Transom is a beam *directly *above the opening, or even as a part of its frame, to support the weight of the portion of the wall above that opening. Many Iranian doors and windows don't feature transom because the structure is an arch. Iranian balcony, can be designed everywhere on the wall not just above a door. Most importantly, their weight is supported by the protruding beams out of the first story ceiling not the weak transom. This is exactly why it makes sense that _balcone_ comes from *_balko_ "beam", because balcony is structurally nothing but a couple of protruded beams (or more if it is wider).


----------



## CyrusSH

Treaty said:


> Really? Where did Borhan say _bālkāne_ means "high roof/ceiling"? There are two entries, _bālkāne_ and _pālegāne. _The former that is the concern of this thread means "latticed opening" in Borhan.



"high roof/ceiling" is your own translation, but I think you want to say _balkaneh_, _palkaneh_ and _palganeh_ are different words, I think it is easy to prove your are wrong, just look a modern Persian dictionary:پالگانه and پالکانه. We are not talking about an unknown language.



> At first I thought you misspelled _boland_ as _baland_. But I see what you have planned:
> ​That _pālegāne _- whether related to _pālegāne _or not - is _bām e *boland*, _i.e. "the *high *roof/ceiling". Anyway, I'm not even sure of this meaning. Dehkhoda's example for this meaning is the following couplet.

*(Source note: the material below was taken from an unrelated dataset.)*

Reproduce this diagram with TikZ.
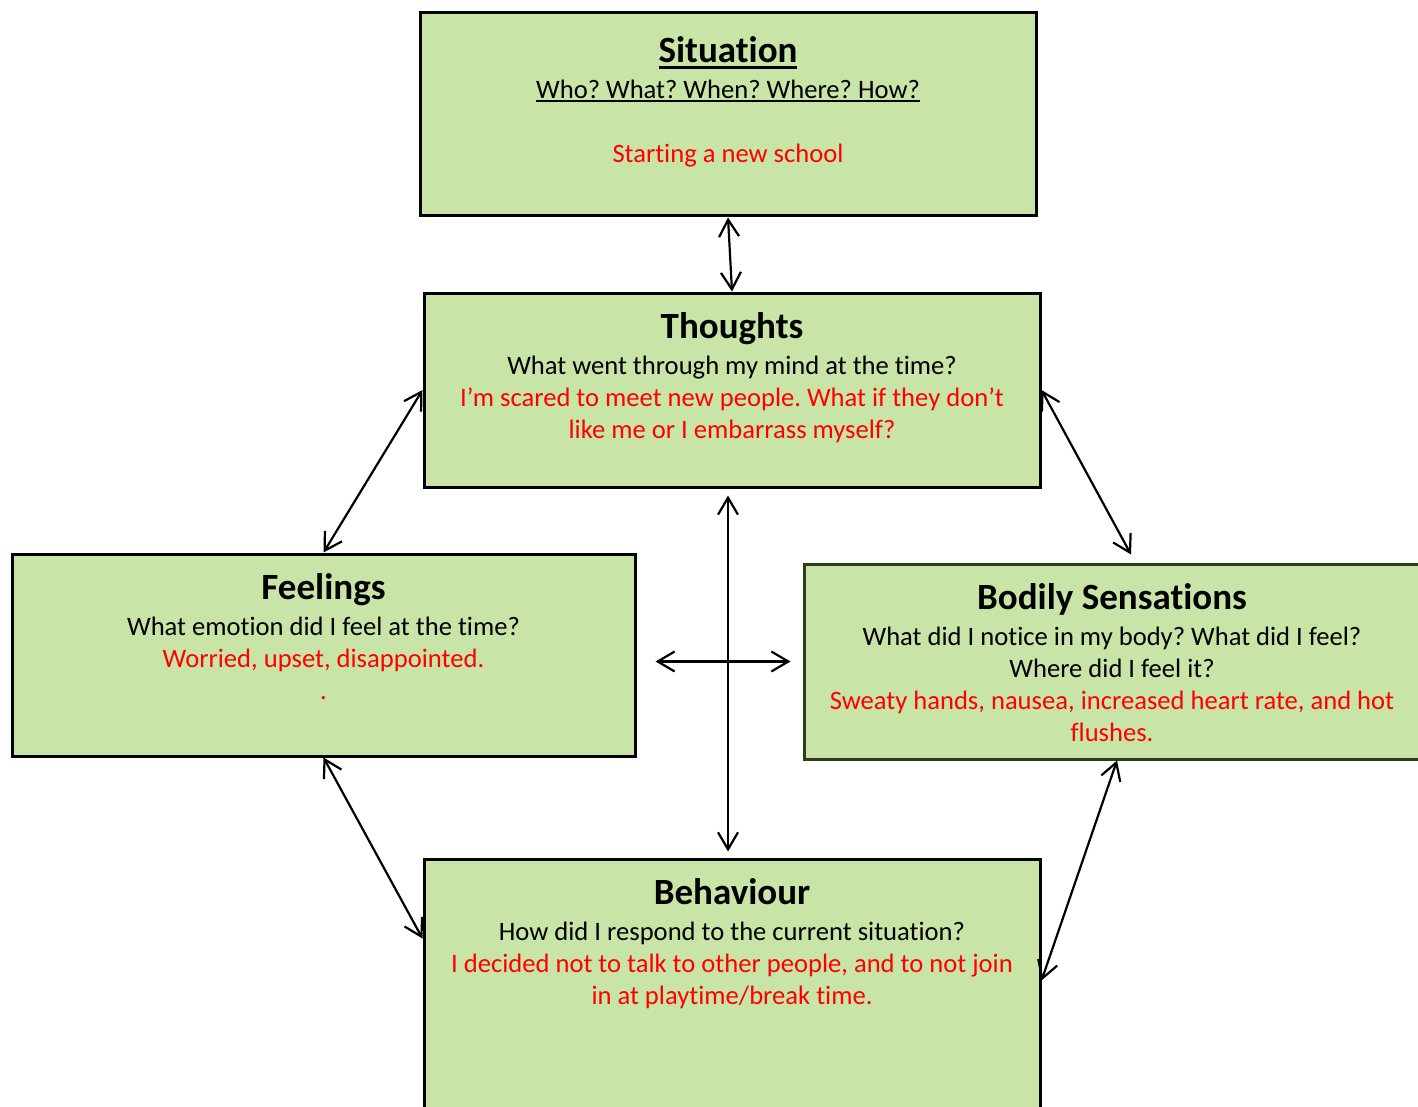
\documentclass[tikz,border=0pt]{standalone}
\usepackage{fontspec}
\setmainfont{Carlito}[Ligatures=NoCommon]
\frenchspacing
\usetikzlibrary{positioning,arrows.meta,calc}
\definecolor{boxgreen}{RGB}{200,228,166}
\definecolor{txtred}{RGB}{255,0,0}
\definecolor{edgeolive}{RGB}{45,62,25}
% underline with own depth and thickness
\newsavebox\ulsave
\newcommand\ulline[3]{\sbox\ulsave{#1}\leavevmode\rlap{\usebox\ulsave}\rule[-#2]{\wd\ulsave}{#3}}

\begin{document}
\begin{tikzpicture}[x=0.5pt,y=-0.5pt,>={Straight Barb[length=8.5pt,width=10pt]},
  cbox/.style={draw,line width=1.5pt,fill=boxgreen,rectangle,inner sep=0pt},
  ctitle/.style={anchor=base,inner sep=0pt,font=\fontsize{18.5}{22}\selectfont\bfseries},
  cbody/.style={anchor=north,inner sep=0pt,align=center,font=\fontsize{13.3}{16}\selectfont},
  link/.style={<->,line width=1.1pt}]
  \useasboundingbox (0,0) rectangle (1418,1107);
  \clip (0,0) rectangle (1418,1107);

  % the five boxes
  \node[cbox,minimum width=308pt,minimum height=101.5pt] (situation) at (728,114.5) {};
  \node[ctitle] (sitTitle) at ($(situation.north)+(0,51)$) {\ulline{Situation}{3.25pt}{1.5pt}};
  \node[cbody] (sitText) at ($(situation.north)+(0,64.6)$)
    {\strut\ulline{Who? What? When? Where? How?}{1.5pt}{0.7pt}\\[16pt]
     \textcolor{txtred}{Starting a new school}};

  \node[cbox,minimum width=308pt,minimum height=97pt] (thoughts) at (732,390) {};
  \node[ctitle] (thoTitle) at ($(thoughts.north)+(0,47)$) {Thoughts};
  \node[cbody] (thoText) at ($(thoughts.north)+(0,60)$)
    {\strut What went through my mind at the time?\\
     \textcolor{txtred}{I’m scared to meet new people. What if they don’t}\\
     \textcolor{txtred}{like me or I embarrass myself?}};

  \node[cbox,minimum width=311.5pt,minimum height=101pt] (feelings) at (323.5,655) {};
  \node[ctitle] (feeTitle) at ($(feelings.north)+(0,47)$) {Feelings};
  \node[cbody] (feeText) at ($(feelings.north)+(0,60)$)
    {\strut What emotion did I feel at the time?\\
     \textcolor{txtred}{Worried, upset, disappointed.}\\
     \textcolor{txtred}{.}};

  \node[cbox,draw=edgeolive,minimum width=308pt,minimum height=97.5pt] (bodily) at (1112,661.5) {};
  \node[ctitle] (bodTitle) at ($(bodily.north)+(0,47)$) {Bodily Sensations};
  \node[cbody] (bodText) at ($(bodily.north)+(0,60)$)
    {\strut What did I notice in my body? What did I feel?\\
     Where did I feel it?\\
     \textcolor{txtred}{Sweaty hands, nausea, increased heart rate, and hot}\\
     \textcolor{txtred}{flushes.}};

  \node[cbox,minimum width=308pt,minimum height=150pt] (behaviour) at (732,1009) {};
  \node[ctitle] (behTitle) at ($(behaviour.north)+(0,47)$) {Behaviour};
  \node[cbody] (behText) at ($(behaviour.north)+(0,60)$)
    {\strut How did I respond to the current situation?\\
     \textcolor{txtred}{I decided not to talk to other people, and to not join}\\
     \textcolor{txtred}{in at playtime/break time.}};

  % arrows between the boxes
  \draw[link] (situation.south) -- (thoughts.north);
  \draw[link] (thoughts.west) -- (feelings.north);
  \draw[link] (thoughts.east) -- ($(bodily.north)+(19,-8)$);
  \draw[link] ($(thoughts.south)+(-4,7)$) -- ($(behaviour.north)+(-4,-6)$);
  \draw[link] ($(feelings.east|-bodily.west)+(19,0)$) -- ($(bodily.west)+(-12,0)$);
  \draw[link] (feelings.south) -- ($(behaviour.north west)+(0,81)$);
  \draw[link] ($(bodily.south)+(5,0)$) -- ($(behaviour.north east)+(0,123)$);
\end{tikzpicture}
\end{document}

Here, _pālegāne _(or _pālgāne_) is a thing you can be behind it (ورای) and see things through (بینی منظرم), which is consistent with a "latticed opening" as especially as coupled with تابخانه in the first verse (a see-through chamber with glass door):
> از برون تابخانه ٔطبع یابی نزهتم
> وز ورای پالکانه ٔ چرخ بینی منظرم



It really doesn't matter that is _baland_ or _boland_, the problem is that you don't know the difference between the words بام and سقف!!



> Transom is a beam *directly *above the opening, or even as a part of its frame, to support the weight of the portion of the wall above that opening. Many Iranian doors and windows don't feature transom because the structure is an arch. Iranian balcony, can be designed everywhere on the wall not just above a door. Most importantly, their weight is supported by the protruding beams out of the first story ceiling not the weak transom. This is exactly why it makes sense that _balcone_ comes from *_balko_ "beam", because balcony is structurally nothing but a couple of protruded beams (or more if it is wider).

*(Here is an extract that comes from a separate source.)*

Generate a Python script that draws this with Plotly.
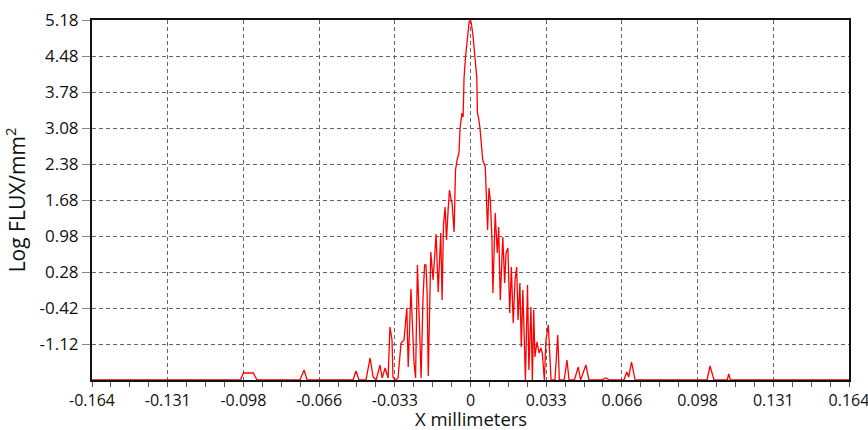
import plotly.graph_objects as go

x_mm = [-0.1640, -0.0997, -0.0984, -0.0941, -0.0925, -0.0739, -0.0721, -0.0708,
        -0.0509, -0.0496, -0.0483, -0.0453, -0.0435, -0.0422, -0.0409, -0.0392,
        -0.0383, -0.0370, -0.0357, -0.0349, -0.0340, -0.0336, -0.0327, -0.0314,
        -0.0301, -0.0288, -0.0276, -0.0270, -0.0258, -0.0245, -0.0238, -0.0230,
        -0.0221, -0.0214, -0.0206, -0.0199, -0.0193, -0.0188, -0.0183, -0.0172,
        -0.0162, -0.0149, -0.0140, -0.0129, -0.0123, -0.0117, -0.0110, -0.0104,
        -0.0097, -0.0091, -0.0084, -0.0080, -0.0071, -0.0065, -0.0058, -0.0050,
        -0.0045, -0.0037, -0.0032, -0.0028, -0.0022, -0.0013, -0.0006, 0.0000,
        0.0004, 0.0011, 0.0019, 0.0027, 0.0030, 0.0035, 0.0041, 0.0053,
        0.0064, 0.0069, 0.0074, 0.0080, 0.0086, 0.0093, 0.0097, 0.0107,
        0.0116, 0.0122, 0.0129, 0.0140, 0.0148, 0.0154, 0.0162, 0.0170,
        0.0177, 0.0185, 0.0193, 0.0200, 0.0206, 0.0214, 0.0220, 0.0227,
        0.0235, 0.0238, 0.0247, 0.0253, 0.0262, 0.0268, 0.0274, 0.0279,
        0.0288, 0.0297, 0.0305, 0.0311, 0.0320, 0.0327, 0.0337, 0.0349,
        0.0366, 0.0378, 0.0385, 0.0406, 0.0418, 0.0427, 0.0450, 0.0467,
        0.0477, 0.0500, 0.0513, 0.0565, 0.0587, 0.0601, 0.0617, 0.0665,
        0.0677, 0.0685, 0.0698, 0.0713, 0.1025, 0.1038, 0.1055, 0.1112,
        0.1119, 0.1126, 0.1640]

log_flux = [-1.82, -1.82, -1.684, -1.684, -1.82, -1.82, -1.625, -1.82,
            -1.82, -1.645, -1.82, -1.82, -1.392, -1.762, -1.82, -1.528,
            -1.781, -1.586, -1.781, -0.789, -1.042, -1.762, -1.82, -1.781,
            -1.101, -1.042, -0.420, -1.567, -0.051, -1.470, -1.781, 0.416,
            -0.769, -1.781, -0.264, 0.416, 0.416, -0.128, -1.742, 0.669,
            0.124, 1.019, -0.109, 1.039, -0.264, 1.213, 1.544, 0.902,
            1.486, 1.874, 1.680, 1.622, 1.058, 2.263, 2.458, 2.594,
            3.080, 3.372, 3.294, 4.052, 4.441, 4.888, 5.141, 5.180,
            5.102, 4.869, 4.441, 4.072, 3.372, 3.275, 3.080, 2.458,
            2.322, 1.583, 1.097, 1.913, 1.680, 0.902, -0.128, 1.427,
            0.649, 1.155, -0.264, 0.961, 0.066, 0.649, 0.747, -0.517,
            0.377, -0.711, 0.124, 0.377, -0.653, 0.066, -1.178, -0.070,
            -1.567, -1.820, 0.027, -1.625, -0.401, -1.820, -0.459, -1.373,
            -1.081, -1.295, -1.198, -1.295, -1.820, -1.042, -0.750, -1.820,
            -1.820, -0.945, -1.820, -1.820, -1.431, -1.820, -1.820, -1.567,
            -1.820, -1.528, -1.820, -1.820, -1.781, -1.820, -1.820, -1.820,
            -1.664, -1.762, -1.470, -1.820, -1.820, -1.548, -1.820, -1.820,
            -1.703, -1.820, -1.820]

x_tick_vals = [-0.164, -0.1312, -0.0984, -0.0656, -0.0328, 0.0, 0.0328, 0.0656, 0.0984, 0.1312, 0.164]
x_tick_text = ["-0.164", "-0.131", "-0.098", "-0.066", "-0.033", "0", "0.033", "0.066", "0.098", "0.131", "0.164"]
y_tick_vals = [5.18, 4.48, 3.78, 3.08, 2.38, 1.68, 0.98, 0.28, -0.42, -1.12]
y_tick_text = ["5.18", "4.48", "3.78", "3.08", "2.38", "1.68", "0.98", "0.28", "-0.42", "-1.12"]

fig = go.Figure()
fig.add_trace(go.Scatter(x=x_mm, y=log_flux, mode="lines",
                         line=dict(color="#ff0000", width=1.3), showlegend=False))

font_family = "Open Sans, Noto Sans, sans-serif"

fig.update_layout(
    width=868, height=430,
    margin=dict(l=92, r=19, t=20, b=50, autoexpand=False),
    paper_bgcolor="white", plot_bgcolor="white",
    font=dict(family=font_family, size=16, color="#111111"),
    xaxis=dict(
        range=[-0.164, 0.164],
        automargin=False,
        tickvals=x_tick_vals, ticktext=x_tick_text,
        ticks="outside", ticklen=5, tickwidth=1, tickcolor="#555",
        ticklabeloverflow="allow",
        showgrid=True, gridcolor="#666", griddash="4px,3px", gridwidth=1,
        showline=True, linecolor="#111", linewidth=2, mirror=True,
        zeroline=False,
        minor=dict(dtick=0.0082, tick0=-0.164, ticks="outside", ticklen=5,
                   tickcolor="#555", showgrid=False),
        tickfont=dict(size=16),
    ),
    yaxis=dict(
        range=[-1.82, 5.18],
        automargin=False,
        tickvals=y_tick_vals, ticktext=y_tick_text,
        ticks="outside", ticklen=8, tickwidth=1, tickcolor="#888",
        showgrid=True, gridcolor="#666", griddash="4px,3px", gridwidth=1,
        showline=True, linecolor="#111", linewidth=2, mirror=True,
        zeroline=False,
        title=dict(text="Log FLUX/mm<sup>2</sup>", font=dict(size=21)),
        tickfont=dict(size=17),
    ),
    annotations=[dict(text="X millimeters", xref="paper", yref="paper",
                      x=0.5, y=0, yshift=-38, xanchor="center", yanchor="middle",
                      borderpad=0, showarrow=False,
                      font=dict(size=18.5, color="#111111"))],
)

fig.write_html("out.html")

"transom" could be really not a good translation for Persian _baland_, this Persian word, like other words that I mentioned in this thread (balek, balagar, balar, balal, ...) also relate to "beam", it seems very possible that _balkaneh_ relate to them too.


----------



## berndf

CyrusSH said:


> "high roof/ceiling" is your own translation


That is the obvious translation and you still own us an explanation why this should be wrong.


----------



## CyrusSH

berndf said:


> That is the obvious translation and you still own us an explanation why this should be wrong.



Because بام can be large but not high, as a Persian proverb says: هرکه بامش بیش، برفش بیشتر


----------



## berndf

CyrusSH said:


> Because بام can be large but not high


Treaty seems not to think so and he is a native speaker as well, so that is not overly convincing. But if you want to change the interpretation of بلند from _high_ to _tall_ I wouldn't know where the problem was. I don't understand your point yet.


----------



## CyrusSH

berndf said:


> Treaty seems not to think so and he is a native speaker as well, so that is not overly convincing. But if you want to change the interpretation of بلند from _high_ to _tall_ I wouldn't know where the problem was. I don't understand your point yet.



It is easy to look at an English to Persian dictionary to see "ceiling" means بام or not, even if we consider بام could mean this thing too, we read in Borhan-e Ghate:  بام بلند و دریچه ٔ خانه not just بام بلند, so it should be translated as "high ceiling and window of house", what can it mean?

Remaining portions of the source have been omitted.